Como habíamos visto esta primavera en la Galería Cornión («Gigia. Mapas íntimos de Gijón», del 11 de marzo al 10 de abril), Carmen Castillo atiende la prédica sobre las cabezas que le cantaba Javier del Río y en su búsqueda de nuevas esculturas menos verticales, capta la figura del tómbolo de Cimavilla como una cabeza humana. Es la que nos recibe en la entrada al jardín del Museo Evaristo Valle («Gigia I», 2009). Se trata de una escultura a su tamaño de obra pública, con vocación de hacer compañía al Augusto del Campo de Valdés.

La escultora, que vive y trabaja en su casa y taller camino de Cangas de Onís, no podía recurrir a un «laboratorio de tizas», como si de escultura abstracta se tratara, ni ha querido hacer una maqueta, un modelo pequeño en bronce. Pero el bronce es caro. Una de estas esculturas fundidas en bronce cuesta más millones de pesetas que los dedos de una mano. Por eso Carmen Castillo ha encontrado otros materiales para producir obras a tamaño real, que sean baratas y puedan exhibirse causando en el público el impacto que pretenden.

Son dos los tipos de materiales que acomete. Por un lado el poliéster fibra de vidrio, que puede ser moldeado con una resina, endurecido luego y terminado con un aspecto metalizado. Y la espuma de poliuretano, modelada según se vierte a chorro, y luego barnizada o sometida al soplete, de manera que a veces adquiere el aspecto de lava volcánica, con sus agujeros como de piedra toba o caliza horadada por el agua, como en las cuevas cársticas de Asturias, que sirvieron de morada a nuestros ancestros prehistóricos. De manera que forma y figura, sugerencias geográficas y geológicas, llevan al espectador a sentirse involucrado en íntima identificación del hombre con esta tierra, paraíso natural.

Enseguida topamos en la explanada con «Gigia II» y seis «corazones huidos», cada uno con su soniquete propio. Sea «corazón sigiloso», «corazón sereno» o «corazón rumoroso». Figuras humanas de grandes dimensiones, recostadas como surgiendo de la tierra misma, de hombros para arriba.
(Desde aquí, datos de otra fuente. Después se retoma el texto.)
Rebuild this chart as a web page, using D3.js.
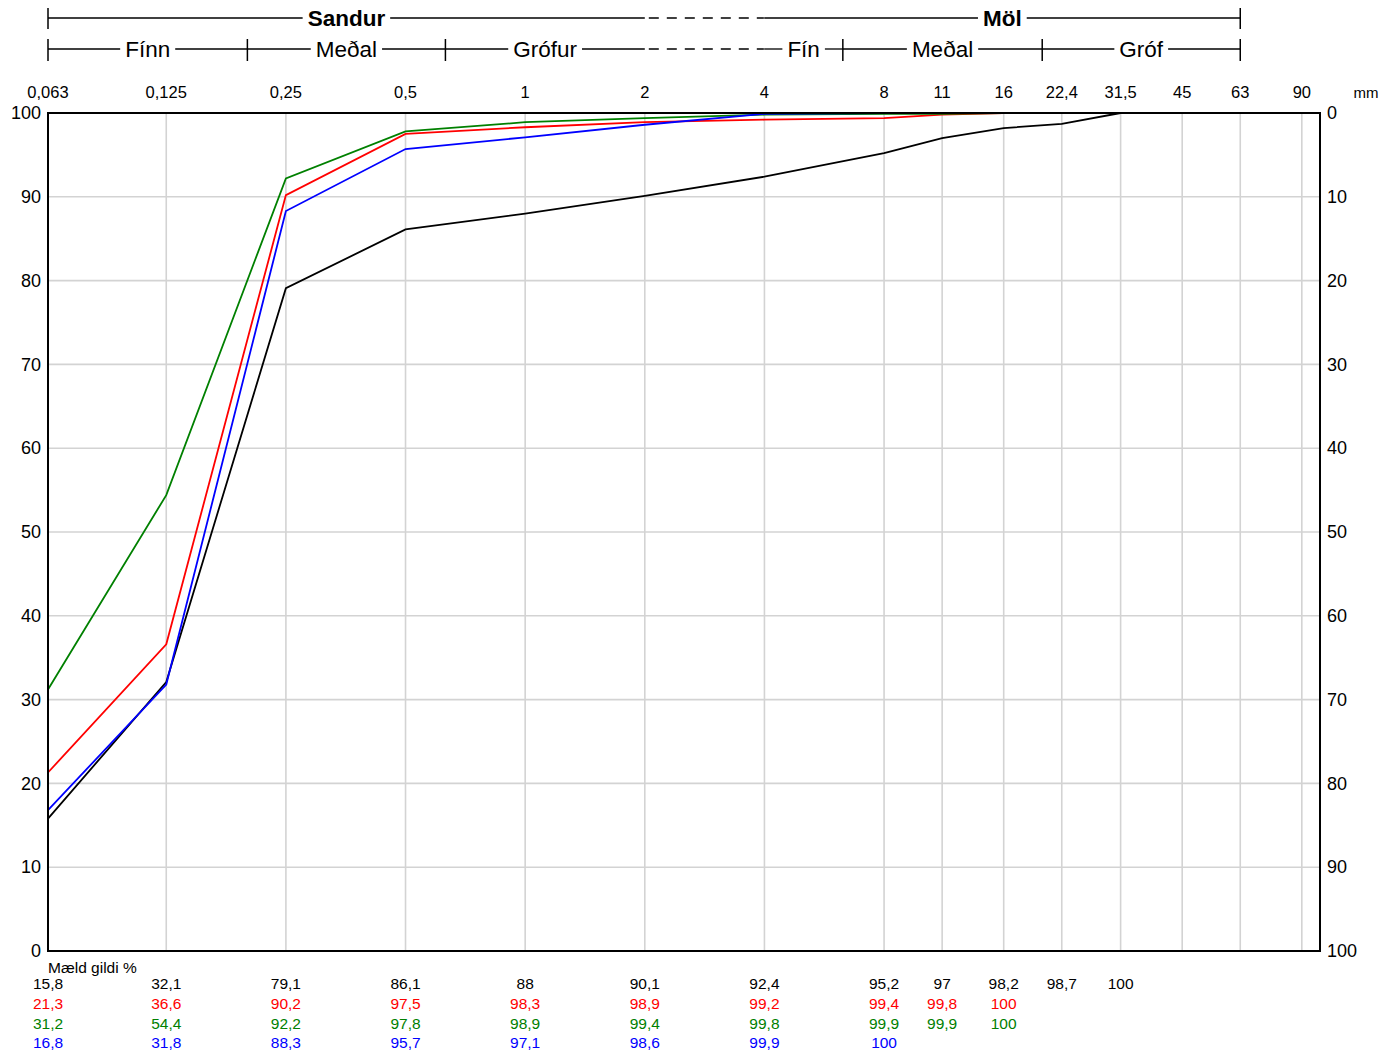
<!DOCTYPE html>
<html>
<head>
<meta charset="utf-8">
<script src="https://cdn.jsdelivr.net/npm/d3@7"></script>
<style>
  body { margin: 0; background: #fff; }
  text { font-family: "Liberation Sans", Arial, sans-serif; }
</style>
</head>
<body>
<div id="chart"></div>
<script>
// sieve sizes (mm) and their printed labels ("11" is the 11.2 mm sieve)
var sieves = [0.063, 0.125, 0.25, 0.5, 1, 2, 4, 8, 11.2, 16, 22.4, 31.5, 45, 63, 90];
var sieveLabels = ["0,063", "0,125", "0,25", "0,5", "1", "2", "4", "8", "11", "16", "22,4", "31,5", "45", "63", "90"];

// passing % per sample
var blackVals = [15.8, 32.1, 79.1, 86.1, 88, 90.1, 92.4, 95.2, 97, 98.2, 98.7, 100];
var redVals   = [21.3, 36.6, 90.2, 97.5, 98.3, 98.9, 99.2, 99.4, 99.8, 100];
var greenVals = [31.2, 54.4, 92.2, 97.8, 98.9, 99.4, 99.8, 99.9, 99.9, 100];
var blueVals  = [16.8, 31.8, 88.3, 95.7, 97.1, 98.6, 99.9, 100];

var series = [
  {vals: blackVals, color: "#000000"},
  {vals: redVals,   color: "#ff0000"},
  {vals: greenVals, color: "#008000"},
  {vals: blueVals,  color: "#0000ff"}
];

// soil class bands on top
var mainBands = [
  {from: 0.063, to: 2, label: "Sandur"},
  {from: 4, to: 63, label: "Möl"}
];
var subBands = [
  {from: 0.063, to: 0.2, label: "Fínn"},
  {from: 0.2, to: 0.63, label: "Meðal"},
  {from: 0.63, to: 2, label: "Grófur"},
  {from: 4, to: 6.3, label: "Fín"},
  {from: 6.3, to: 20, label: "Meðal"},
  {from: 20, to: 63, label: "Gróf"}
];
var subTicks = [0.063, 0.2, 0.63, 6.3, 20, 63];
var yTicks = d3.range(0, 101, 10);

var W = 1398, H = 1050;
// plot box (note: "top" is reserved on window, so use a margin object)
var box = {left: 48, right: 1320, top: 113, bottom: 951};

var svg = d3.select("#chart").append("svg")
  .attr("width", W).attr("height", H);

var x = d3.scaleLog().domain([0.063, 100]).range([box.left, box.right]);
var y = d3.scaleLinear().domain([0, 100]).range([box.bottom, box.top]);
var y2 = d3.scaleLinear().domain([100, 0]).range([box.bottom, box.top]);

// grid
svg.append("g").selectAll("line").data(sieves).enter().append("line")
  .attr("x1", d => x(d)).attr("x2", d => x(d))
  .attr("y1", box.top).attr("y2", box.bottom)
  .attr("stroke", "#d3d3d3").attr("stroke-width", 1.6);
svg.append("g").selectAll("line").data(yTicks).enter().append("line")
  .attr("x1", box.left).attr("x2", box.right)
  .attr("y1", d => y(d)).attr("y2", d => y(d))
  .attr("stroke", "#d3d3d3").attr("stroke-width", 1.6);

// curves
var line = d3.line()
  .x((d, i) => x(sieves[i]))
  .y(d => y(d));
svg.append("g").selectAll("path").data(series).enter().append("path")
  .attr("d", d => line(d.vals))
  .attr("fill", "none")
  .attr("stroke", d => d.color)
  .attr("stroke-width", 1.8);

// frame
svg.append("rect")
  .attr("x", box.left).attr("y", box.top)
  .attr("width", box.right - box.left).attr("height", box.bottom - box.top)
  .attr("fill", "none").attr("stroke", "#000").attr("stroke-width", 2);

// y axes
var leftAxis = d3.axisLeft(y).tickValues(yTicks).tickSize(0).tickPadding(7);
var gL = svg.append("g").attr("transform", `translate(${box.left},0)`).call(leftAxis);
var rightAxis = d3.axisRight(y2).tickValues(yTicks).tickSize(0).tickPadding(7);
var gR = svg.append("g").attr("transform", `translate(${box.right},0)`).call(rightAxis);
[gL, gR].forEach(function(g) {
  g.select(".domain").remove();
  g.selectAll("text").attr("font-size", 18).attr("fill", "#000")
    .attr("font-family", "Liberation Sans, Arial, sans-serif");
});

// x labels on top
svg.append("g").selectAll("text").data(sieves).enter().append("text")
  .attr("x", d => x(d)).attr("y", 98)
  .attr("text-anchor", "middle").attr("font-size", 16.5)
  .text((d, i) => sieveLabels[i]);
svg.append("text").attr("x", 1366).attr("y", 98)
  .attr("text-anchor", "middle").attr("font-size", 15).text("mm");

// table of measured values
svg.append("text").attr("x", box.left).attr("y", 973)
  .attr("font-size", 15.5).text("Mæld gildi %");
series.forEach(function(s, r) {
  svg.append("g").selectAll("text").data(s.vals).enter().append("text")
    .attr("x", (d, i) => x(sieves[i]))
    .attr("y", 989 + r * 19.8)
    .attr("text-anchor", "middle")
    .attr("font-size", 15.5)
    .attr("fill", s.color)
    .text(d => String(d).replace(".", ","));
});

// band header: draws a line with a gap for the label
function bandRow(bands, yy, fontSize, weight) {
  bands.forEach(function(b) {
    var x0 = x(b.from), x1 = x(b.to), cx = (x0 + x1) / 2;
    var t = svg.append("text").attr("x", cx).attr("y", yy + fontSize * 0.36)
      .attr("text-anchor", "middle").attr("font-size", fontSize)
      .attr("font-weight", weight).text(b.label);
    var w = t.node().getComputedTextLength();
    var gap = 5;
    svg.append("line").attr("x1", x0).attr("x2", cx - w / 2 - gap)
      .attr("y1", yy).attr("y2", yy).attr("stroke", "#000").attr("stroke-width", 1.3);
    svg.append("line").attr("x1", cx + w / 2 + gap).attr("x2", x1)
      .attr("y1", yy).attr("y2", yy).attr("stroke", "#000").attr("stroke-width", 1.3);
  });
  // dashed bridge between sand and gravel
  svg.append("line").attr("x1", x(2) + 4).attr("x2", x(4))
    .attr("y1", yy).attr("y2", yy)
    .attr("stroke", "#000").attr("stroke-width", 1.3)
    .attr("stroke-dasharray", "10,8");
}

bandRow(mainBands, 18, 22.5, "bold");
bandRow(subBands, 49, 22.5, "normal");

// end ticks of the top row
svg.append("g").selectAll("line").data([0.063, 63]).enter().append("line")
  .attr("x1", d => x(d)).attr("x2", d => x(d))
  .attr("y1", 8).attr("y2", 29)
  .attr("stroke", "#000").attr("stroke-width", 1.5);
// ticks of the second row
svg.append("g").selectAll("line").data(subTicks).enter().append("line")
  .attr("x1", d => x(d)).attr("x2", d => x(d))
  .attr("y1", 39).attr("y2", 61)
  .attr("stroke", "#000").attr("stroke-width", 1.5);
</script>
</body>
</html>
Son las piezas más recientes, de este mismo año.

Y en los alrededores de la casa del pintor Evaristo Valle, hay cinco esculturas-árbol. Nacen como un tronco, se elevan sobrepasando los dos metros y medio. Van tomando volúmenes muy sencillos, pero de enorme sutileza y trabajo primoroso, que se capta con la mente y entre las manos se palpa. Piezas coronadas por esas cabezas pequeñas que no le gustaban a Javier del Río, que solía dibujar en piedra o esculpir cabezas enormes y sólo cabezas. Las miras con detenimiento y sientes la huella de la escultura clásica griega, esa ruptura de la frontalidad que se nota en el quiebro de las caderas, compensada por la inclinación de los hombros y la opuesta de la cabeza. Leves inclinaciones femeninas, equilibrios precisos y sugerentes, diálogos que se entablan en la cercanía.

Carmen Castillo (Zaragoza, 1959) tiene varias esculturas monumentales repartidas en Asturias. «A la avellanera asturiana» (1990), en los jardines de la Obra Pía de Infiesto. «Diferentes pero iguales» (1995), en el Centro de Salud de Corvera. «Al pastor de los Picos de Europa» (1998), en la plaza de Benia de Onís. «A dos músicos de Pola de Siero» (2001) (Ángel Embil y Falo Moro) en el Parque de la Música de Pola de Siero. Y otras en Aracena (Huelva), Cáceres y Barcelona.